What period of time counts towards the constitutional limitation on the number of terms the VP can stand? Is it the unexpired period of the first term, or is it that period plus the 4 years of the second term? It seems to me that it would be the second, but given this is US Constitutional law, who knows?

As a supplementary question, if the VP argued the first case how would it be resolved? I'm guessing SCOTUS, but how would any decision be enforced if the VP was to make a stand?
 
As I understand it, if the President dies in office, the VP succeeds to the Presidency. If he then serves in that way for more than 365 days, he can only stand in his own right for one more term, rather than the normal two.

If the sitting President is reelected but dies between the election and the swearing in ceremony, the VP will step forward. This period will be less than 365 days. I assume also that as VP-elect, he would then also take on the next full term. My question:

What period of time counts towards the constitutional limitation on the number of terms the VP can stand? Is it the unexpired period of the first term, or is it that period plus the 4 years of the second term? It seems to me that it would be the second, but given this is US Constitutional law, who knows?

As a supplementary question, if the VP argued the first case how would it be resolved? I'm guessing SCOTUS, but how would any decision be enforced if the VP was to make a stand?
IIRC terms count if and only if you're President for most of them.
 
No person shall be elected to the office of the President more than twice, and no person who has held the office of President, or acted as President, for more than two years of a term to which some other person was elected President shall be elected to the office of President more than once.

It's not one year, it is two years, and the clock starts on the 22nd Amendment's limitations when that person takes office as president, or acts as president. So for the present administration, if at any time before January 20, 2023 Kamala Harris succeeded Joe Biden as President, or began acting as president in the event of his incapacitation, would count as preventing her from being elected president more than once, as she'd (presumably) serve more than two years. Any time after that, it would not.
 
No person shall be elected to the office of the President more than twice, and no person who has held the office of President, or acted as President, for more than two years of a term to which some other person was elected President shall be elected to the office of President more than once.

It's not one year, it is two years, and the clock starts on the 22nd Amendment's limitations when that person takes office as president, or acts as president. So for the present administration, if at any time before January 20, 2023 Kamala Harris succeeded Joe Biden as President, or began acting as president in the event of his incapacitation, would count as preventing her from being elected president more than once, as she'd (presumably) serve more than two years. Any time after that, it would not.
Black comedy of refusing to replace the brain dead president on the operating table as someone counts down the minutes until its exactly one year, 364 days, 23 hours, 59 minutes and 59 seconds left of the term.
 
No person shall be elected to the office of the President more than twice, and no person who has held the office of President, or acted as President, for more than two years of a term to which some other person was elected President shall be elected to the office of President more than once.
Yes, of course, two years. I don't know where the idea it was one came from.
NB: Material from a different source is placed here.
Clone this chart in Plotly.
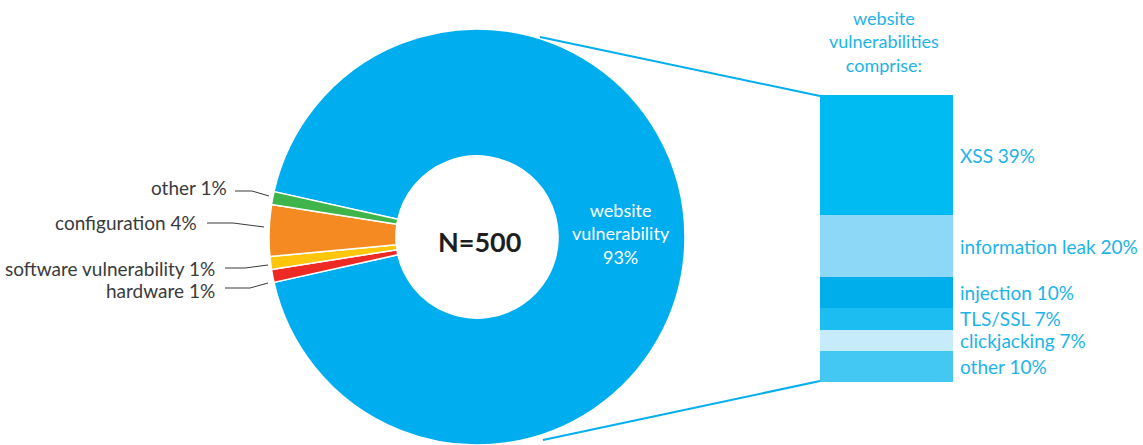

Black comedy of refusing to replace the brain dead president on the operating table as someone counts down the minutes until its exactly one year, 364 days, 23 hours, 59 minutes and 59 seconds left of the term.

Which brings us to the 25th Amendment I think and potentially close to recent politics!
 
Black comedy of refusing to replace the brain dead president on the operating table as someone counts down the minutes until its exactly one year, 364 days, 23 hours, 59 minutes and 59 seconds left of the term.
It’s rumored that some thing not unlike this happened with Nevada Senator Key Pittman; the rumor, which is false, states that Pittman died before his 1940 re-election, but local Democrats kept his body in a bathtub full of ice so that he would not be legally considered dead until after the election, when the governor could appoint a replacement.
 
Interesting possibilities can occur if the 1872 electoral vote precedent are followed. In that election the Democratic candidate died after the election but before the electoral votes were cast. Some electoral votes were still cast for him after his death but they were discarded during the count due to his ineligibility to be President. However, in this case, unlike in 1872, the votes being discarded would be for the winner of the vote. The House would have to hold a contingent election to decide between other eligible candidates, which in all likelihood means that whoever comes in second place would become President.

In other words, on inauguration day the President would be sworn in for another term as Vice President and the new President would be the one chosen by contingent election.